→ Short problem: Filter the listing below, copying every line in which the word "chart" appears.

→ Collected data:
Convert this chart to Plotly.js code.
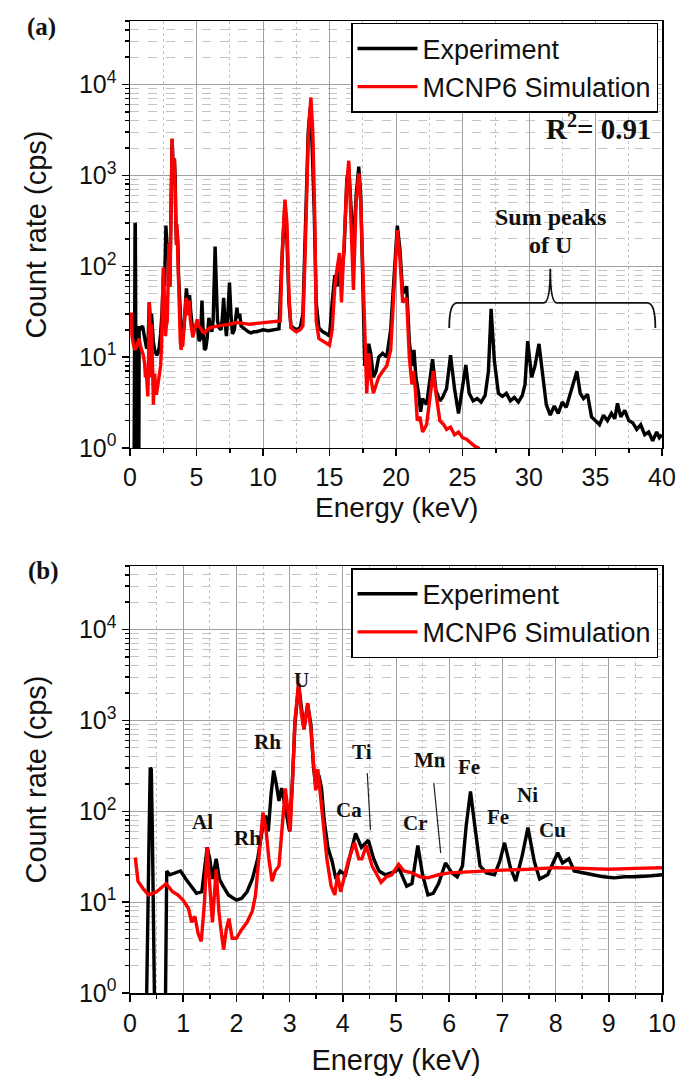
<!DOCTYPE html>
<html>
<head>
<meta charset="utf-8">
<script src="https://cdn.plot.ly/plotly-3.0.1.min.js"></script>
<style>html,body{margin:0;padding:0;background:#fff;}#chart{width:678px;height:1076px;}</style>
</head>
<body>
<div id="chart"></div>
<script>
// ---------- DATA ----------
const energyExp = [0.30,0.33,0.36,0.38,0.40,0.42,0.45,0.47,0.66,0.69,0.75,0.85,0.95,1.05,1.15,1.25,1.35,1.45,1.50,1.55,1.62,1.68,1.75,1.85,2.00,2.10,2.20,2.30,2.40,2.50,2.55,2.60,2.65,2.70,2.75,2.80,2.85,2.90,2.95,3.00,3.05,3.10,3.17,3.22,3.27,3.34,3.40,3.45,3.50,3.55,3.60,3.65,3.72,3.80,3.87,3.95,4.05,4.15,4.24,4.35,4.48,4.58,4.68,4.80,4.90,5.00,5.05,5.20,5.30,5.41,5.50,5.60,5.70,5.80,5.93,6.05,6.15,6.25,6.32,6.40,6.48,6.58,6.70,6.85,6.95,7.04,7.15,7.25,7.37,7.48,7.60,7.70,7.85,8.04,8.13,8.25,8.35,8.50,8.70,8.90,9.10,9.30,9.50,9.80,10.0,10.4,10.8,11.2,11.4,11.65,11.8,11.95,12.1,12.5,12.8,13.0,13.2,13.4,13.55,13.7,13.85,14.0,14.2,14.5,14.8,15.0,15.2,15.4,15.6,15.75,15.9,16.1,16.3,16.45,16.6,16.8,17.0,17.2,17.35,17.5,17.65,17.8,17.95,18.1,18.3,18.5,18.7,19.0,19.3,19.6,19.9,20.1,20.3,20.5,20.8,21.0,21.2,21.35,21.5,21.7,21.85,22.0,22.3,22.5,22.75,23.0,23.3,23.5,23.8,24.1,24.4,24.7,25.0,25.25,25.5,25.8,26.1,26.4,26.7,26.95,27.15,27.4,27.7,28.0,28.3,28.6,28.9,29.2,29.5,29.7,29.9,30.2,30.45,30.75,31.05,31.3,31.6,31.9,32.2,32.5,32.8,33.1,33.35,33.6,33.85,34.1,34.4,34.7,35.0,35.3,35.6,35.9,36.2,36.45,36.65,36.9,37.2,37.5,37.8,38.1,38.4,38.7,39.0,39.3,39.6,39.8,40.0];
const countExp = [0.3,10,60,300,290,60,5,0.3,0.3,22,20,21,22,18,15,12.5,13,40,30,18,30,18,15,12,10.5,11,13,18,30,70,90,60,150,280,200,130,180,120,80,60,200,900,2500,1500,800,1500,900,300,180,250,180,80,40,28,18,22,20,35,57,40,48,30,22,20,21,22,24,15,16,42,20,12,12.5,16,27,21,19,25,70,165,70,25,21,20,28,45,24,17,32,66,28,18,20,35,27,30,22,21,20,19,18.5,19,19,19.5,20,19.5,20,20.5,100,500,200,40,22,20,21,30,300,3000,5600,2000,400,40,21,19,18,17,40,80,60,120,80,150,900,1200,500,150,600,1250,600,100,8,10,14,11,6,7,10,11,10,20,100,280,150,50,60,15,8,12,6,4,2.5,3.5,3,5,9.5,4.3,3.3,3.6,4.5,10.5,4.5,2.4,5,8.2,4,3.3,3.5,3.2,3.8,7,34,9,4,3.7,4,3.3,3.6,3.2,3.8,5,15,6,8,14,6,3,2.3,2.9,2.4,3.2,2.8,4,5,7,4,3.5,3.9,2.2,2,1.8,2.3,2,2.4,2.1,3.1,2.2,2.6,2,1.9,1.6,1.8,1.4,1.5,1.2,1.5,1.3,1.4];

const energySim = [0.10,0.15,0.25,0.35,0.50,0.60,0.68,0.80,0.90,1.00,1.10,1.16,1.22,1.28,1.34,1.40,1.45,1.50,1.55,1.62,1.67,1.71,1.76,1.81,1.86,1.92,2.00,2.10,2.20,2.30,2.36,2.42,2.50,2.56,2.61,2.67,2.73,2.80,2.86,2.92,2.97,3.01,3.06,3.10,3.17,3.22,3.27,3.34,3.40,3.45,3.49,3.53,3.58,3.64,3.70,3.78,3.85,3.90,3.96,4.02,4.10,4.22,4.30,4.36,4.44,4.55,4.72,4.82,4.92,5.05,5.15,5.30,5.45,5.60,5.80,6.00,6.30,6.60,7.00,7.50,8.00,8.50,9.00,9.50,10.0,10.5,11.0,11.3,11.45,11.65,11.8,11.95,12.1,12.5,12.8,13.0,13.2,13.4,13.6,13.75,13.9,14.0,14.2,14.5,14.8,15.0,15.2,15.4,15.55,15.75,15.9,16.1,16.3,16.45,16.6,16.8,17.0,17.2,17.35,17.5,17.65,17.8,17.95,18.1,18.3,18.5,18.7,19.0,19.3,19.6,19.9,20.1,20.3,20.5,20.8,21.0,21.2,21.3,21.45,21.6,21.8,22.0,22.3,22.6,22.8,23.0,23.3,23.6,23.8,24.1,24.4,24.7,25.0,25.3,25.6,25.9,26.2,26.3];
const countSim = [31,17,14,12,13,14.5,16,13,12,10.5,8.5,6,7,4.5,3.7,10,40,15,6,23,8,5,3,5,6.6,4,4,5,6,8,12,30,97,60,30,17,22,25,60,178,100,60,250,1000,2550,1200,800,1550,800,300,170,290,150,60,30,15,12,20,13,18,28,45,30,30,42,25,16.5,19,20,26,22,21,19,18.5,20,21,21.5,22,22.5,23,24,23.5,23,23.5,24,24,24.5,25,150,540,300,50,21,19,20,22,200,2500,7200,2900,300,25,16,15,14,13.5,20,60,90,140,40,200,800,1450,400,55,500,1050,500,80,15,4,11,6,4,5,6,7,8,12,80,250,120,40,45,10,5,7,4.5,2,2.2,1.5,1.8,4,7,4,2,1.8,1.6,1.7,1.4,1.5,1.3,1.25,1.15,1.05,1.0,0.9];

const seriesNames = ['Experiment', 'MCNP6 Simulation'];
const yTickVals = [1, 10, 100, 1000, 10000];
const yTickText = ['10<sup>0</sup>', '10<sup>1</sup>', '10<sup>2</sup>', '10<sup>3</sup>', '10<sup>4</sup>'];
const xTitle = 'Energy (keV)';
const yTitle = 'Count rate (cps)';

// ---------- STYLE ----------
const sans = 'Liberation Sans, Arial, sans-serif';
const serif = 'Liberation Serif, Times New Roman, serif';
const minorLog = [];
for (let d = 1; d <= 10000; d *= 10) for (let k = 2; k <= 9; k++) if (k * d <= 50000) minorLog.push(k * d);

function xAxis(range, dtick, anchor, title) {
  return {
    anchor: anchor, range: range, dtick: dtick, tick0: 0,
    showgrid: true, gridcolor: '#a0a0a0', gridwidth: 1,
    ticks: 'outside', ticklen: 7, tickwidth: 1.5, tickcolor: '#000',
    minor: { dtick: dtick / 2, showgrid: true, gridcolor: '#c4c4c4', griddash: 'dot', ticks: 'outside', ticklen: 4, tickcolor: '#000' },
    showline: true, linecolor: '#000', linewidth: 1.5, mirror: true,
    zeroline: false,
    tickfont: { family: sans, size: 25, color: '#111' },
    title: title
  };
}
function yAxis(domain, anchor) {
  return {
    anchor: anchor, domain: domain, type: 'log', range: [0, Math.log10(50000)],
    tickmode: 'array', tickvals: yTickVals, ticktext: yTickText,
    showgrid: true, gridcolor: '#a0a0a0', gridwidth: 1,
    ticks: 'outside', ticklen: 7, tickwidth: 1.5, tickcolor: '#000',
    minor: { tickmode: 'array', tickvals: minorLog, showgrid: true, gridcolor: '#c4c4c4', griddash: 'dash', ticks: 'outside', ticklen: 4, tickcolor: '#000' },
    showline: true, linecolor: '#000', linewidth: 1.5, mirror: true,
    zeroline: false,
    tickfont: { family: sans, size: 25, color: '#111' },
    title: { text: yTitle, font: { family: sans, size: 29, color: '#111' }, standoff: 24 }
  };
}

const traces = [
  { x: energyExp, y: countExp, name: seriesNames[0], xaxis: 'x', yaxis: 'y', mode: 'lines', line: { color: '#000', width: 3.4 }, legend: 'legend' },
  { x: energySim, y: countSim, name: seriesNames[1], xaxis: 'x', yaxis: 'y', mode: 'lines', line: { color: '#f00', width: 3.4 }, legend: 'legend' },
  { x: energyExp, y: countExp, name: seriesNames[0], xaxis: 'x2', yaxis: 'y2', mode: 'lines', line: { color: '#000', width: 3.4 }, legend: 'legend2' },
  { x: energySim, y: countSim, name: seriesNames[1], xaxis: 'x2', yaxis: 'y2', mode: 'lines', line: { color: '#f00', width: 3.4 }, legend: 'legend2' }
];

const legendStyle = {
  xref: 'paper', yref: 'paper', x: 0.9925, xanchor: 'right', yanchor: 'top',
  bgcolor: '#fff', bordercolor: '#000', borderwidth: 1.5,
  font: { family: sans, size: 27, color: '#111' }, tracegroupgap: 0, itemwidth: 60
};

function lab(text, x, y, xref, yref, size) {
  return { text: text, x: x, y: y, xref: xref, yref: yref, showarrow: false,
    font: { family: serif, size: size, color: '#111', weight: 'bold' } };
}

const annotations = [
  lab('<b>(a)</b>', -0.197, 1.010, 'paper', 'paper', 25),
  lab('<b>(b)</b>', -0.195, 0.434, 'paper', 'paper', 25),
  Object.assign(lab('<b>R<sup>2</sup>= 0.91</b>', 0.985, 0.798, 'x domain', 'y domain', 29), { xanchor: 'right' }),
  lab('<b>Sum peaks</b>', 31.6, 0.541, 'x', 'y domain', 24),
  lab('<b>of U</b>', 31.6, 0.475, 'x', 'y domain', 24),
  { text: xTitle, x: 0.5, y: 0.4995, xref: 'paper', yref: 'paper', showarrow: false, yanchor: 'middle',
    font: { family: sans, size: 28, color: '#111' } },
  lab('<b>Al</b>', 1.36, 0.400, 'x2', 'y2 domain', 21),
  lab('<b>Rh</b>', 2.2, 0.330, 'x2', 'y2 domain', 21),
  lab('<b>Rh</b>', 2.58, 0.588, 'x2', 'y2 domain', 21),
  lab('<b>U</b>', 3.22, 0.765, 'x2', 'y2 domain', 21),
  lab('<b>Ti</b>', 4.37, 0.564, 'x2', 'y2 domain', 21),
  lab('<b>Ca</b>', 4.12, 0.429, 'x2', 'y2 domain', 21),
  lab('<b>Cr</b>', 5.37, 0.398, 'x2', 'y2 domain', 21),
  lab('<b>Mn</b>', 5.63, 0.546, 'x2', 'y2 domain', 21),
  lab('<b>Fe</b>', 6.38, 0.529, 'x2', 'y2 domain', 21),
  lab('<b>Fe</b>', 6.91, 0.412, 'x2', 'y2 domain', 21),
  lab('<b>Ni</b>', 7.47, 0.464, 'x2', 'y2 domain', 21),
  lab('<b>Cu</b>', 7.95, 0.382, 'x2', 'y2 domain', 21)
];

const shapes = [
  { type: 'path', xref: 'x', yref: 'y domain',
    path: 'M 24,0.281 Q 24,0.34 24.6,0.34 L 31.1,0.34 Q 31.6,0.34 31.6,0.42 Q 31.6,0.34 32.1,0.34 L 38.9,0.34 Q 39.5,0.34 39.5,0.281',
    line: { color: '#111', width: 1.8 } },
  { type: 'line', xref: 'x2', yref: 'y2 domain', x0: 4.46, y0: 0.515, x1: 4.52, y1: 0.382, line: { color: '#222', width: 1.2 } },
  { type: 'line', xref: 'x2', yref: 'y2 domain', x0: 5.71, y0: 0.492, x1: 5.84, y1: 0.328, line: { color: '#222', width: 1.2 } }
];

const layout = {
  width: 678, height: 1076,
  margin: { l: 130, r: 16, t: 21, b: 83 },
  paper_bgcolor: '#fff', plot_bgcolor: '#fff',
  showlegend: true,
  xaxis: xAxis([0, 40], 5, 'y', { text: '' }),
  yaxis: yAxis([0.5607, 1], 'x'),
  xaxis2: xAxis([0, 10], 1, 'y2', { text: xTitle, font: { family: sans, size: 29, color: '#111' }, standoff: 14 }),
  yaxis2: yAxis([0, 0.4393], 'x2'),
  legend: Object.assign({}, legendStyle, { y: 0.998 }),
  legend2: Object.assign({}, legendStyle, { y: 0.437 }),
  annotations: annotations,
  shapes: shapes
};

Plotly.newPlot('chart', traces, layout, { displayModeBar: false, staticPlot: true });
</script>
</body>
</html>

→ Answer:
Convert this chart to Plotly.js code.
<style>html,body{margin:0;padding:0;background:#fff;}#chart{width:678px;height:1076px;}</style>
<div id="chart"></div>
Plotly.newPlot('chart', traces, layout, { displayModeBar: false, staticPlot: true });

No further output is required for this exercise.